** BEGIN **

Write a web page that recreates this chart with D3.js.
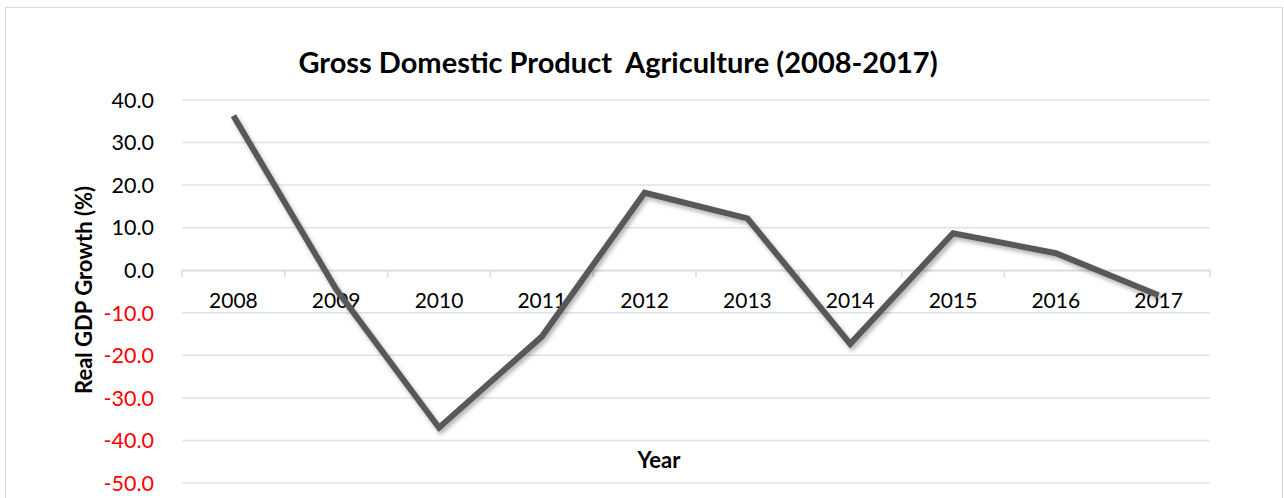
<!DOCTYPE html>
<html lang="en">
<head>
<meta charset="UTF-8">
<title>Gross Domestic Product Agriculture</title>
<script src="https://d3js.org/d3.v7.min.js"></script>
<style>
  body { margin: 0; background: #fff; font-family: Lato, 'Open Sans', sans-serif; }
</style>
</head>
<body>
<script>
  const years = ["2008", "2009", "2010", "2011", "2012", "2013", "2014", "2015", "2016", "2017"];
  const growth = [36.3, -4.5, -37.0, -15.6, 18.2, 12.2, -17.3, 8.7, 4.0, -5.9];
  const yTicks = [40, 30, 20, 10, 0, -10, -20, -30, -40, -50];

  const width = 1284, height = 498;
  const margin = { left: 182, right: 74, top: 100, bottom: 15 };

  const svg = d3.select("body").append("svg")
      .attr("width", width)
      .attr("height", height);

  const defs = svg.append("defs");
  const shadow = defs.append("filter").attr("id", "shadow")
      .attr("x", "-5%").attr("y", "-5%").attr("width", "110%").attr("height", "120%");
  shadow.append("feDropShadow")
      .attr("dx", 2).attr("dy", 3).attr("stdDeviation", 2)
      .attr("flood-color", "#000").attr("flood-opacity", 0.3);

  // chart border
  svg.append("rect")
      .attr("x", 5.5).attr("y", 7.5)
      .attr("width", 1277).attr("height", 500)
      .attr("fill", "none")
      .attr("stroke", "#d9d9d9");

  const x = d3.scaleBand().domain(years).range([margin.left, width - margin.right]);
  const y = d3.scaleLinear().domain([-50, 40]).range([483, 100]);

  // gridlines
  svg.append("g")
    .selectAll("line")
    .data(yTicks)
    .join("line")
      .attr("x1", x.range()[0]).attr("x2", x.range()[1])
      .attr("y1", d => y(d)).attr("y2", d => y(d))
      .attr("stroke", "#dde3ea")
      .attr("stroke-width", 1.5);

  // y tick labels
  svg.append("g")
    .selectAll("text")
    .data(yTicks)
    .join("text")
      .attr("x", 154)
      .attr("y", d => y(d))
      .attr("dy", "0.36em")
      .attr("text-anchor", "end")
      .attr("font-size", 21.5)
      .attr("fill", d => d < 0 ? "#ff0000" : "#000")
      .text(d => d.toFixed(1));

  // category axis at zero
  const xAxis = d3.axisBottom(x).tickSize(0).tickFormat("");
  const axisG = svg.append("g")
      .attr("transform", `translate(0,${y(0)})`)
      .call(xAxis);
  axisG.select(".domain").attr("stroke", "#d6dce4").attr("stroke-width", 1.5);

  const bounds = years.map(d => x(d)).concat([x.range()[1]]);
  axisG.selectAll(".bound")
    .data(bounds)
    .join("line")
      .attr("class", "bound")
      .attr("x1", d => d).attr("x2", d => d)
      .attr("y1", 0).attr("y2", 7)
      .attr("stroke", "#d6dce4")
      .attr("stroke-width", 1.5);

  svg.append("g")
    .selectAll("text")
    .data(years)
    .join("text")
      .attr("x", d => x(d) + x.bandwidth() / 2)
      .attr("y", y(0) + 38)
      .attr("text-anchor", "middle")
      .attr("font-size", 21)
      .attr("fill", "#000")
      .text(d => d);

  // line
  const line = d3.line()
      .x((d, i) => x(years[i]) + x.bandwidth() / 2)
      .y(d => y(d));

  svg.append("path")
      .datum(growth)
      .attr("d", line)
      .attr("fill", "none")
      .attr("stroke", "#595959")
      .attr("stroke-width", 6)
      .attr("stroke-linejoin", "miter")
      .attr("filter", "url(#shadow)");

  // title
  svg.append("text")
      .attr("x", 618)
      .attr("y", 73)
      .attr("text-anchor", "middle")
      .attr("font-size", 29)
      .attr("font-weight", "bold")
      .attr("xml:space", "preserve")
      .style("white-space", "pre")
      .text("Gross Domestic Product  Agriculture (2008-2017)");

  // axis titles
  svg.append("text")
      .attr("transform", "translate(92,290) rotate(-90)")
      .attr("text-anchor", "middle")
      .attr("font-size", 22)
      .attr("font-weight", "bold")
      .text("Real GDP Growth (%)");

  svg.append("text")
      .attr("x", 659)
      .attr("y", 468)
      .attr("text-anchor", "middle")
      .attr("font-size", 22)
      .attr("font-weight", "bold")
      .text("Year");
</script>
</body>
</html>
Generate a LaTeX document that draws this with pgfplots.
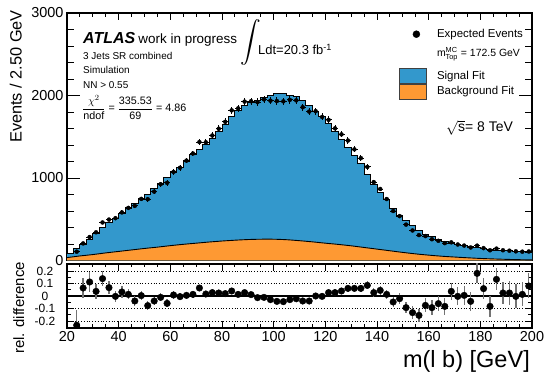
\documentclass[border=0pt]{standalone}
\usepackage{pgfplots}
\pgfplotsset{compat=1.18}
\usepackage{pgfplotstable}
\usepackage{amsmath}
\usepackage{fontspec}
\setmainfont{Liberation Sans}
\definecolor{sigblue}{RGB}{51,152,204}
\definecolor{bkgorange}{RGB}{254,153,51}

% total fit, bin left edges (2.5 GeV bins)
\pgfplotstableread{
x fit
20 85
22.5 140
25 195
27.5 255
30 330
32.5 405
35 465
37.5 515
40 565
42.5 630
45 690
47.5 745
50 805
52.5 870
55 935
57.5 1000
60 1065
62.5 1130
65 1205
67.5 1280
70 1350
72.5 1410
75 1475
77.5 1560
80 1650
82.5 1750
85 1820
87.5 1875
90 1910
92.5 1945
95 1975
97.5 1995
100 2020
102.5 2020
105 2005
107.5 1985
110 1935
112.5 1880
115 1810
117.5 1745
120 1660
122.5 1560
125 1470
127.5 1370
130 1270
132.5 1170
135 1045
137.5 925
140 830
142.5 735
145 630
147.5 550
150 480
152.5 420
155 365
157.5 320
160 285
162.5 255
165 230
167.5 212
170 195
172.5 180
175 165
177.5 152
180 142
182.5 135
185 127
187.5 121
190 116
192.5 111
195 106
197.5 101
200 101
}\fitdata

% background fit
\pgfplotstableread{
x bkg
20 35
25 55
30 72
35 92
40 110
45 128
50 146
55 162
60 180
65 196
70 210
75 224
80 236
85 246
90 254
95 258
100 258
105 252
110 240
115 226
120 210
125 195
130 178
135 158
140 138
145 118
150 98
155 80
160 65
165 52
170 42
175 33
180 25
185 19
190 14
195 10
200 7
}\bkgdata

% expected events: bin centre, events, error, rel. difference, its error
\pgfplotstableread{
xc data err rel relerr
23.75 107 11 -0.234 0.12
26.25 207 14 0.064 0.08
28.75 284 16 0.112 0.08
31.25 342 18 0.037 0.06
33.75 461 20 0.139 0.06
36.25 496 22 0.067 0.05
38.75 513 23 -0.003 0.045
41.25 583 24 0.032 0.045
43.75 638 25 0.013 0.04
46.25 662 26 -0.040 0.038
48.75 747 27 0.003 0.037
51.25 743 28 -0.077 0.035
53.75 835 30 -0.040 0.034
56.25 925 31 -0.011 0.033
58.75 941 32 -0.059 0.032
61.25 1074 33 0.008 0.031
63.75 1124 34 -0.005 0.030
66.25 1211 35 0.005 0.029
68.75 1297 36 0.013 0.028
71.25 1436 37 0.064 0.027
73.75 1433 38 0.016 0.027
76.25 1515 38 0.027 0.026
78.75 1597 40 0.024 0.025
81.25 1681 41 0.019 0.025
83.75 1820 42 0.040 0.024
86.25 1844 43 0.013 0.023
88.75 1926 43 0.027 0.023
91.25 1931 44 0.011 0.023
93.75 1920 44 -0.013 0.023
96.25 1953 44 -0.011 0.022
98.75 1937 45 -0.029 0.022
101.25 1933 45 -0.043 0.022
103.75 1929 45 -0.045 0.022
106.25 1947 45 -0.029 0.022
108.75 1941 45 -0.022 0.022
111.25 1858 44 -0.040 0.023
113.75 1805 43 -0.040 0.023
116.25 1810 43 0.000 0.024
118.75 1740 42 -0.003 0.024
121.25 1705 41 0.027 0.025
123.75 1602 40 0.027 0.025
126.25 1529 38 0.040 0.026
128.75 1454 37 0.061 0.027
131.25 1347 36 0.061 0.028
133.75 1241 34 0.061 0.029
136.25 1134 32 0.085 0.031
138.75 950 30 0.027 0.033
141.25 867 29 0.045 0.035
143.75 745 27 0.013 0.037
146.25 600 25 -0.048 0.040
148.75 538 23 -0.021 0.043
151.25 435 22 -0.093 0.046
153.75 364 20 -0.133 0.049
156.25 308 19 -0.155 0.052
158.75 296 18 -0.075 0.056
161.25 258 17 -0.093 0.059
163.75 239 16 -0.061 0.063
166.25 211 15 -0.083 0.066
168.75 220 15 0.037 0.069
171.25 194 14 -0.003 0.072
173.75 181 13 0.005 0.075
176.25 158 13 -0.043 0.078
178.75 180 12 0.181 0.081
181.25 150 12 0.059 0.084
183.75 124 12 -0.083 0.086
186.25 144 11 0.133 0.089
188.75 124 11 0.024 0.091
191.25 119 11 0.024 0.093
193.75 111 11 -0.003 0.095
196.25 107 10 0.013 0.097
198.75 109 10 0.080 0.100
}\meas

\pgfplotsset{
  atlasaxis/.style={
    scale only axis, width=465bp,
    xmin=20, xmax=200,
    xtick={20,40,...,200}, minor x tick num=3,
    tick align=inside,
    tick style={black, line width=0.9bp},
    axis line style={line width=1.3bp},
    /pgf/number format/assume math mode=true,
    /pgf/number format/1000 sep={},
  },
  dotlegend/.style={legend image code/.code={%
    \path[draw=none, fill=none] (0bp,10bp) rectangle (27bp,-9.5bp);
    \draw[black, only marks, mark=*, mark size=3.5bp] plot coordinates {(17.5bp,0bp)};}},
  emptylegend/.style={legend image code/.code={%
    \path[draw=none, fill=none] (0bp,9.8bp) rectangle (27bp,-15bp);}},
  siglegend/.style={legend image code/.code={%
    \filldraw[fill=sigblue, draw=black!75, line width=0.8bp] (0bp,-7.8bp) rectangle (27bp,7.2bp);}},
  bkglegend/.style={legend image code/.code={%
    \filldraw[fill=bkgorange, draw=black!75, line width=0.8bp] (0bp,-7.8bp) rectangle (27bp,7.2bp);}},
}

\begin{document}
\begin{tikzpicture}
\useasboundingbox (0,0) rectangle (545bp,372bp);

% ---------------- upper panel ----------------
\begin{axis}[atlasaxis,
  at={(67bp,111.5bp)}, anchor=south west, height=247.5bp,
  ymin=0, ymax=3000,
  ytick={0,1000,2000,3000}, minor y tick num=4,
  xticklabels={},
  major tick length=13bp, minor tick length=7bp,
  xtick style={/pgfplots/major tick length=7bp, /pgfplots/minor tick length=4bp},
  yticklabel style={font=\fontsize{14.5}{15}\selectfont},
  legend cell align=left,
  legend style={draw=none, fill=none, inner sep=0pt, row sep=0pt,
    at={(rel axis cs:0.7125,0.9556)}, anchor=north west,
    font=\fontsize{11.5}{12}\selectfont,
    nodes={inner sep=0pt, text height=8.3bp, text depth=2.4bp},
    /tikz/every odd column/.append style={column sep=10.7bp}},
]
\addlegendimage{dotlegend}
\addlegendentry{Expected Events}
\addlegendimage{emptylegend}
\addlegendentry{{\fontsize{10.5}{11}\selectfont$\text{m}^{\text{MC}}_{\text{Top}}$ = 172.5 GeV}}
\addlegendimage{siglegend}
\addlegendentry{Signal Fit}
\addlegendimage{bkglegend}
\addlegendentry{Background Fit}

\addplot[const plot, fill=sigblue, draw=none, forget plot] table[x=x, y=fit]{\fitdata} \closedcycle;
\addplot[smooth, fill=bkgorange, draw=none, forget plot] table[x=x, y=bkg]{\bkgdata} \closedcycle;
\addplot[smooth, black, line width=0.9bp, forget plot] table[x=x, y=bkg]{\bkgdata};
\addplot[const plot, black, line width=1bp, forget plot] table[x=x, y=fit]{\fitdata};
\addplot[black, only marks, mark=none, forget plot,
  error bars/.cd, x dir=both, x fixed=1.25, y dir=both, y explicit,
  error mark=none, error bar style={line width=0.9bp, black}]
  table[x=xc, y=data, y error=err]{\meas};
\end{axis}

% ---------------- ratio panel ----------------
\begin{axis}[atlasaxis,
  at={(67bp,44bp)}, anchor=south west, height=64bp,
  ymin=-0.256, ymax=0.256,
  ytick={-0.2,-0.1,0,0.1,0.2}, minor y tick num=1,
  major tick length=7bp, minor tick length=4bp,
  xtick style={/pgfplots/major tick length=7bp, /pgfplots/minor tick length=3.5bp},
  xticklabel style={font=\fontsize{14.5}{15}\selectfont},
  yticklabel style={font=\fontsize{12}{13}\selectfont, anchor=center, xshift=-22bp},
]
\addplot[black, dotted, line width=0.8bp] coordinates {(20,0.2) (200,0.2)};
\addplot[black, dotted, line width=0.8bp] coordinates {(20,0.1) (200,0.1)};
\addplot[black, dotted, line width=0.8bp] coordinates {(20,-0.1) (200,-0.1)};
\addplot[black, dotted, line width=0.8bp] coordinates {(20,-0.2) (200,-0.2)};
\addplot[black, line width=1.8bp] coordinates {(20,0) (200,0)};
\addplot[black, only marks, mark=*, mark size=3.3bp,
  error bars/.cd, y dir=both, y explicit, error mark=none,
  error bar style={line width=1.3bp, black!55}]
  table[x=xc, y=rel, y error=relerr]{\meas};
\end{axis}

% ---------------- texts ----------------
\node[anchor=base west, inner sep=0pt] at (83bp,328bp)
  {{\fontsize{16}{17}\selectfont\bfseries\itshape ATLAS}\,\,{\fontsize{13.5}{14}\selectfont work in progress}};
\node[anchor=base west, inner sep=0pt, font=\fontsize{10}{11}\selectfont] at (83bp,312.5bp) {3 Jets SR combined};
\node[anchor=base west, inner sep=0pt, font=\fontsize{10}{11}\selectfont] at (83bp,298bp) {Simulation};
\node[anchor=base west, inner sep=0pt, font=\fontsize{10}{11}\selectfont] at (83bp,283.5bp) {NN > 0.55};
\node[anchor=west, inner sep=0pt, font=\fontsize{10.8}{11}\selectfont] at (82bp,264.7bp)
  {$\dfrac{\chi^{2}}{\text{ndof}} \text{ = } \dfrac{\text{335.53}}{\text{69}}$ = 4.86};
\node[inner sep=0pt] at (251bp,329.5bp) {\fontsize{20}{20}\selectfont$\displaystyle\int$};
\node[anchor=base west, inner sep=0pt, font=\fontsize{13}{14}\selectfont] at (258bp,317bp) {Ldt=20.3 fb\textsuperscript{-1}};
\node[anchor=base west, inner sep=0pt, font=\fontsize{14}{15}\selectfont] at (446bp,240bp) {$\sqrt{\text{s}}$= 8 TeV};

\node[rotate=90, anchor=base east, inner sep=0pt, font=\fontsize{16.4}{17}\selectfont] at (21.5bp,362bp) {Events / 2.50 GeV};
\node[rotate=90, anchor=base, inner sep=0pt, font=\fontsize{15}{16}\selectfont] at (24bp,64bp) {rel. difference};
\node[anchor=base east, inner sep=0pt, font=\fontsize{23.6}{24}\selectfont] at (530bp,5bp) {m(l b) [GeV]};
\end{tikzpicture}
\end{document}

** END **

Copy the records above from the first line through the line containing "-30, -40, -50];", both included, and leave out any pictures.

Write a web page that recreates this chart with D3.js.
<!DOCTYPE html>
<html lang="en">
<head>
<meta charset="UTF-8">
<title>Gross Domestic Product Agriculture</title>
<script src="https://d3js.org/d3.v7.min.js"></script>
<style>
  body { margin: 0; background: #fff; font-family: Lato, 'Open Sans', sans-serif; }
</style>
</head>
<body>
<script>
  const years = ["2008", "2009", "2010", "2011", "2012", "2013", "2014", "2015", "2016", "2017"];
  const growth = [36.3, -4.5, -37.0, -15.6, 18.2, 12.2, -17.3, 8.7, 4.0, -5.9];
  const yTicks = [40, 30, 20, 10, 0, -10, -20, -30, -40, -50];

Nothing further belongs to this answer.